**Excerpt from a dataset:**

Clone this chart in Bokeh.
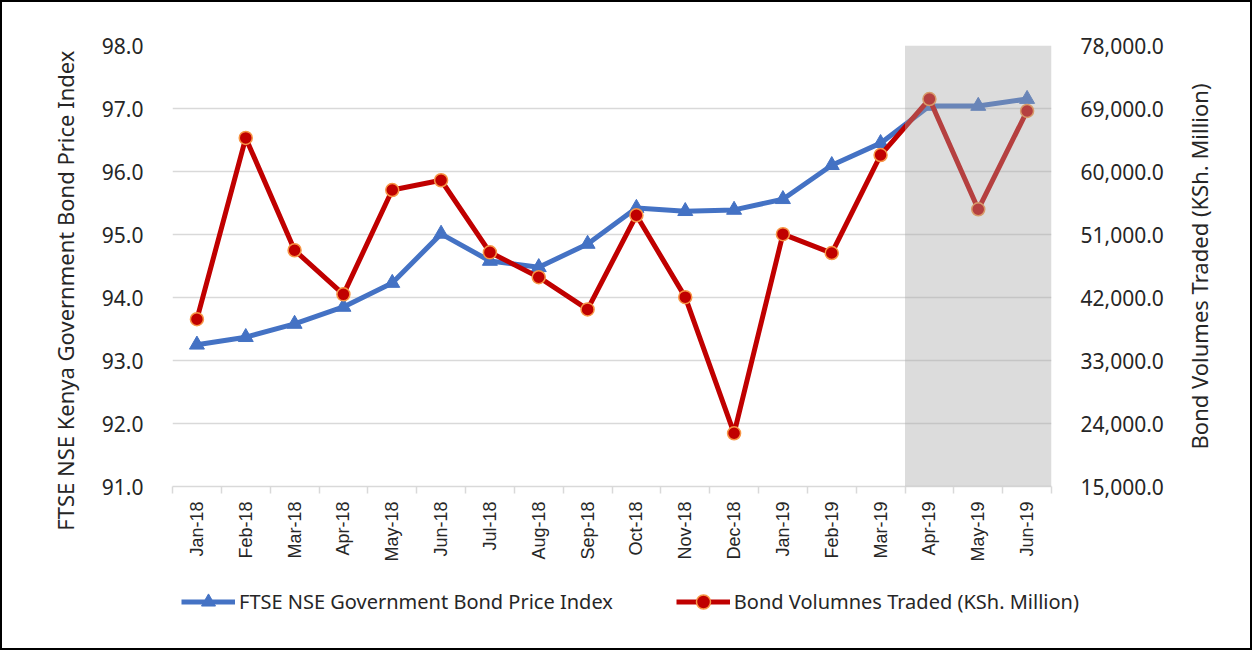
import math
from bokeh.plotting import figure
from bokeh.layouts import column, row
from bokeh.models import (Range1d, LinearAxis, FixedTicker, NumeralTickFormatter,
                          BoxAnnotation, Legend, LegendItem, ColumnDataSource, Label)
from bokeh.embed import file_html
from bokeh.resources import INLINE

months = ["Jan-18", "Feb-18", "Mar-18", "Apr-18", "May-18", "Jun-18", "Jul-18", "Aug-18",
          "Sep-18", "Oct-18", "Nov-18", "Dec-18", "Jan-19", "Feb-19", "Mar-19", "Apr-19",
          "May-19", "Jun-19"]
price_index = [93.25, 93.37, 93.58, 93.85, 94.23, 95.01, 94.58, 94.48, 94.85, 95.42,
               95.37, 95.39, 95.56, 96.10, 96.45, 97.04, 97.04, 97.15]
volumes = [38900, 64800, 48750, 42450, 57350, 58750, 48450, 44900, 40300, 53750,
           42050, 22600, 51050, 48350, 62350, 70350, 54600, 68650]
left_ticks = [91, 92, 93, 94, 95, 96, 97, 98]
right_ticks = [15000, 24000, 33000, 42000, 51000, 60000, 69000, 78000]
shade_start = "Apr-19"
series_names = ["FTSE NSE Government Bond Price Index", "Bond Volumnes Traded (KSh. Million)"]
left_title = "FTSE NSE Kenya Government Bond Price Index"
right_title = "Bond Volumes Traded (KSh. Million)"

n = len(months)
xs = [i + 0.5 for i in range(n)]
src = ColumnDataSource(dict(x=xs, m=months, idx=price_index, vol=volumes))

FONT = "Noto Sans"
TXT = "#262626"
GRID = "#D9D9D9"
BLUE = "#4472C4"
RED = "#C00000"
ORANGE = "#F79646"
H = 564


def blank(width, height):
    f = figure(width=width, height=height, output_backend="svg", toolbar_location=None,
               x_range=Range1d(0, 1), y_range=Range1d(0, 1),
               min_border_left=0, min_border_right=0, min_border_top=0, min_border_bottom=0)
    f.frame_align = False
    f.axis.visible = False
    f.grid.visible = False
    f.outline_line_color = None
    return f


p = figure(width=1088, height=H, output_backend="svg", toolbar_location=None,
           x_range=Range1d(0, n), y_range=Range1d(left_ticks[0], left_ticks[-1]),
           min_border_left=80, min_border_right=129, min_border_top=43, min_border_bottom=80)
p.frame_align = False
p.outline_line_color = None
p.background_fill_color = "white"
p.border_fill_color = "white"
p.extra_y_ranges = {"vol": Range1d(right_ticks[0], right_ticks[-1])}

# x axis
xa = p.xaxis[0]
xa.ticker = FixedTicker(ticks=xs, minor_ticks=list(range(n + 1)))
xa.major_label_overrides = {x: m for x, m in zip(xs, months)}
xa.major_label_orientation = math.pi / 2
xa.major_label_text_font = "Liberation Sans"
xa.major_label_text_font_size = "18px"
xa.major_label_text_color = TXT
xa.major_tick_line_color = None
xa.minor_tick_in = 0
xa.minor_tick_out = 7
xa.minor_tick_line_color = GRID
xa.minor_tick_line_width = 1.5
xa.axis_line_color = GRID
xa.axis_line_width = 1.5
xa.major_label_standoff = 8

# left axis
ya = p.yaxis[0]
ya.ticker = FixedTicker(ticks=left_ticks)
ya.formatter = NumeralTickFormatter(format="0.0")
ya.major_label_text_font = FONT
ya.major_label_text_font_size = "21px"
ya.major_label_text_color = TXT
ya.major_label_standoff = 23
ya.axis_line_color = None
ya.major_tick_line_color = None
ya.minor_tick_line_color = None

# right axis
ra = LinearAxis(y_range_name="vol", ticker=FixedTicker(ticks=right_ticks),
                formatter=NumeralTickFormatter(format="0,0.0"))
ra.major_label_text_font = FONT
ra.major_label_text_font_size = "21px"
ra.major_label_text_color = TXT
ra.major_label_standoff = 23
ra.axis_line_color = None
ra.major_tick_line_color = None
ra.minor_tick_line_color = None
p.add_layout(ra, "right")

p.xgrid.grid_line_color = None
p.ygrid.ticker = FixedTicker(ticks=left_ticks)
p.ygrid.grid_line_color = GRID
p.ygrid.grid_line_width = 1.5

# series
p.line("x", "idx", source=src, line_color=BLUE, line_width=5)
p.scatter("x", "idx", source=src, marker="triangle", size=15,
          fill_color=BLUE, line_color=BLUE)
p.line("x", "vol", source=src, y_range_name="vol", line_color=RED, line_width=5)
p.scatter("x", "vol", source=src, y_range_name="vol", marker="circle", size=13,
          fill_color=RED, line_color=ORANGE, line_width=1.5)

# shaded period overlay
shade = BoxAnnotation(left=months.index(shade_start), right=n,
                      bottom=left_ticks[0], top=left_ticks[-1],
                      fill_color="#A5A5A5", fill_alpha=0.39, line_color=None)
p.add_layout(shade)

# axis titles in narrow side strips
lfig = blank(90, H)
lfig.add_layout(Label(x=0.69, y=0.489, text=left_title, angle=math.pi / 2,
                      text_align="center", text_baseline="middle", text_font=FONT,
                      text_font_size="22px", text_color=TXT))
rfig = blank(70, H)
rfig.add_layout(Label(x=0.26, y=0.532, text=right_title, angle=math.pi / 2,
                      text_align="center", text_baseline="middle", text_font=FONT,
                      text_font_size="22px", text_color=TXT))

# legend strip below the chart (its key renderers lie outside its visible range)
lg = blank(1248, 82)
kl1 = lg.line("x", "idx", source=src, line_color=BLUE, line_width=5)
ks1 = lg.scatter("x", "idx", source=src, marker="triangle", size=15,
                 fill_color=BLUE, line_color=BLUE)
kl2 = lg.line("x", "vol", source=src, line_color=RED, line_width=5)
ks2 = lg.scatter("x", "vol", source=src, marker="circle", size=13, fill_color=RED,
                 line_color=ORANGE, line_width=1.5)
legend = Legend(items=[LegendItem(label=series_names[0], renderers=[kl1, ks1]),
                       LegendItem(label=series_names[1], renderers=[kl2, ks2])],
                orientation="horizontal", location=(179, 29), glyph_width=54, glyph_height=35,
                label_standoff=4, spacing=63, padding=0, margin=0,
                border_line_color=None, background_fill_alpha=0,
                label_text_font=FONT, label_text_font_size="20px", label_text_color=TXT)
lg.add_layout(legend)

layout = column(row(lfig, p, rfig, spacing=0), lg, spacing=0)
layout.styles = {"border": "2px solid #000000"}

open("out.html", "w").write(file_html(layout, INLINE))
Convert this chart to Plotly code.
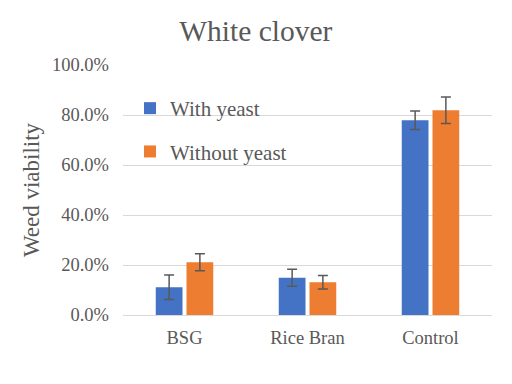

**WHAT TO DO:**
Reproduce the material above in full, exactly, with no images.

**FULL RESPONSE:**
Clone this chart in Bokeh.
import math
from bokeh.plotting import figure
from bokeh.layouts import column, row
from bokeh.models import (Range1d, LinearAxis, FixedTicker, NumeralTickFormatter,
                          BoxAnnotation, Legend, LegendItem, ColumnDataSource, Label)
from bokeh.embed import file_html
from bokeh.resources import INLINE

months = ["Jan-18", "Feb-18", "Mar-18", "Apr-18", "May-18", "Jun-18", "Jul-18", "Aug-18",
          "Sep-18", "Oct-18", "Nov-18", "Dec-18", "Jan-19", "Feb-19", "Mar-19", "Apr-19",
          "May-19", "Jun-19"]
price_index = [93.25, 93.37, 93.58, 93.85, 94.23, 95.01, 94.58, 94.48, 94.85, 95.42,
               95.37, 95.39, 95.56, 96.10, 96.45, 97.04, 97.04, 97.15]
volumes = [38900, 64800, 48750, 42450, 57350, 58750, 48450, 44900, 40300, 53750,
           42050, 22600, 51050, 48350, 62350, 70350, 54600, 68650]
left_ticks = [91, 92, 93, 94, 95, 96, 97, 98]
right_ticks = [15000, 24000, 33000, 42000, 51000, 60000, 69000, 78000]
shade_start = "Apr-19"
series_names = ["FTSE NSE Government Bond Price Index", "Bond Volumnes Traded (KSh. Million)"]
left_title = "FTSE NSE Kenya Government Bond Price Index"
right_title = "Bond Volumes Traded (KSh. Million)"

n = len(months)
xs = [i + 0.5 for i in range(n)]
src = ColumnDataSource(dict(x=xs, m=months, idx=price_index, vol=volumes))

FONT = "Noto Sans"
TXT = "#262626"
GRID = "#D9D9D9"
BLUE = "#4472C4"
RED = "#C00000"
ORANGE = "#F79646"
H = 564


def blank(width, height):
    f = figure(width=width, height=height, output_backend="svg", toolbar_location=None,
               x_range=Range1d(0, 1), y_range=Range1d(0, 1),
               min_border_left=0, min_border_right=0, min_border_top=0, min_border_bottom=0)
    f.frame_align = False
    f.axis.visible = False
    f.grid.visible = False
    f.outline_line_color = None
    return f


p = figure(width=1088, height=H, output_backend="svg", toolbar_location=None,
           x_range=Range1d(0, n), y_range=Range1d(left_ticks[0], left_ticks[-1]),
           min_border_left=80, min_border_right=129, min_border_top=43, min_border_bottom=80)
p.frame_align = False
p.outline_line_color = None
p.background_fill_color = "white"
p.border_fill_color = "white"
p.extra_y_ranges = {"vol": Range1d(right_ticks[0], right_ticks[-1])}

# x axis
xa = p.xaxis[0]
xa.ticker = FixedTicker(ticks=xs, minor_ticks=list(range(n + 1)))
xa.major_label_overrides = {x: m for x, m in zip(xs, months)}
xa.major_label_orientation = math.pi / 2
xa.major_label_text_font = "Liberation Sans"
xa.major_label_text_font_size = "18px"
xa.major_label_text_color = TXT
xa.major_tick_line_color = None
xa.minor_tick_in = 0
xa.minor_tick_out = 7
xa.minor_tick_line_color = GRID
xa.minor_tick_line_width = 1.5
xa.axis_line_color = GRID
xa.axis_line_width = 1.5
xa.major_label_standoff = 8

# left axis
ya = p.yaxis[0]
ya.ticker = FixedTicker(ticks=left_ticks)
ya.formatter = NumeralTickFormatter(format="0.0")
ya.major_label_text_font = FONT
ya.major_label_text_font_size = "21px"
ya.major_label_text_color = TXT
ya.major_label_standoff = 23
ya.axis_line_color = None
ya.major_tick_line_color = None
ya.minor_tick_line_color = None

# right axis
ra = LinearAxis(y_range_name="vol", ticker=FixedTicker(ticks=right_ticks),
                formatter=NumeralTickFormatter(format="0,0.0"))
ra.major_label_text_font = FONT
ra.major_label_text_font_size = "21px"
ra.major_label_text_color = TXT
ra.major_label_standoff = 23
ra.axis_line_color = None
ra.major_tick_line_color = None
ra.minor_tick_line_color = None
p.add_layout(ra, "right")

p.xgrid.grid_line_color = None
p.ygrid.ticker = FixedTicker(ticks=left_ticks)
p.ygrid.grid_line_color = GRID
p.ygrid.grid_line_width = 1.5

# series
p.line("x", "idx", source=src, line_color=BLUE, line_width=5)
p.scatter("x", "idx", source=src, marker="triangle", size=15,
          fill_color=BLUE, line_color=BLUE)
p.line("x", "vol", source=src, y_range_name="vol", line_color=RED, line_width=5)
p.scatter("x", "vol", source=src, y_range_name="vol", marker="circle", size=13,
          fill_color=RED, line_color=ORANGE, line_width=1.5)

# shaded period overlay
shade = BoxAnnotation(left=months.index(shade_start), right=n,
                      bottom=left_ticks[0], top=left_ticks[-1],
                      fill_color="#A5A5A5", fill_alpha=0.39, line_color=None)
p.add_layout(shade)

# axis titles in narrow side strips
lfig = blank(90, H)
lfig.add_layout(Label(x=0.69, y=0.489, text=left_title, angle=math.pi / 2,
                      text_align="center", text_baseline="middle", text_font=FONT,
                      text_font_size="22px", text_color=TXT))
rfig = blank(70, H)
rfig.add_layout(Label(x=0.26, y=0.532, text=right_title, angle=math.pi / 2,
                      text_align="center", text_baseline="middle", text_font=FONT,
                      text_font_size="22px", text_color=TXT))

# legend strip below the chart (its key renderers lie outside its visible range)
lg = blank(1248, 82)
kl1 = lg.line("x", "idx", source=src, line_color=BLUE, line_width=5)
ks1 = lg.scatter("x", "idx", source=src, marker="triangle", size=15,
                 fill_color=BLUE, line_color=BLUE)
kl2 = lg.line("x", "vol", source=src, line_color=RED, line_width=5)
ks2 = lg.scatter("x", "vol", source=src, marker="circle", size=13, fill_color=RED,
                 line_color=ORANGE, line_width=1.5)
legend = Legend(items=[LegendItem(label=series_names[0], renderers=[kl1, ks1]),
                       LegendItem(label=series_names[1], renderers=[kl2, ks2])],
                orientation="horizontal", location=(179, 29), glyph_width=54, glyph_height=35,
                label_standoff=4, spacing=63, padding=0, margin=0,
                border_line_color=None, background_fill_alpha=0,
                label_text_font=FONT, label_text_font_size="20px", label_text_color=TXT)
lg.add_layout(legend)

layout = column(row(lfig, p, rfig, spacing=0), lg, spacing=0)
layout.styles = {"border": "2px solid #000000"}

open("out.html", "w").write(file_html(layout, INLINE))
Convert this chart to Plotly code.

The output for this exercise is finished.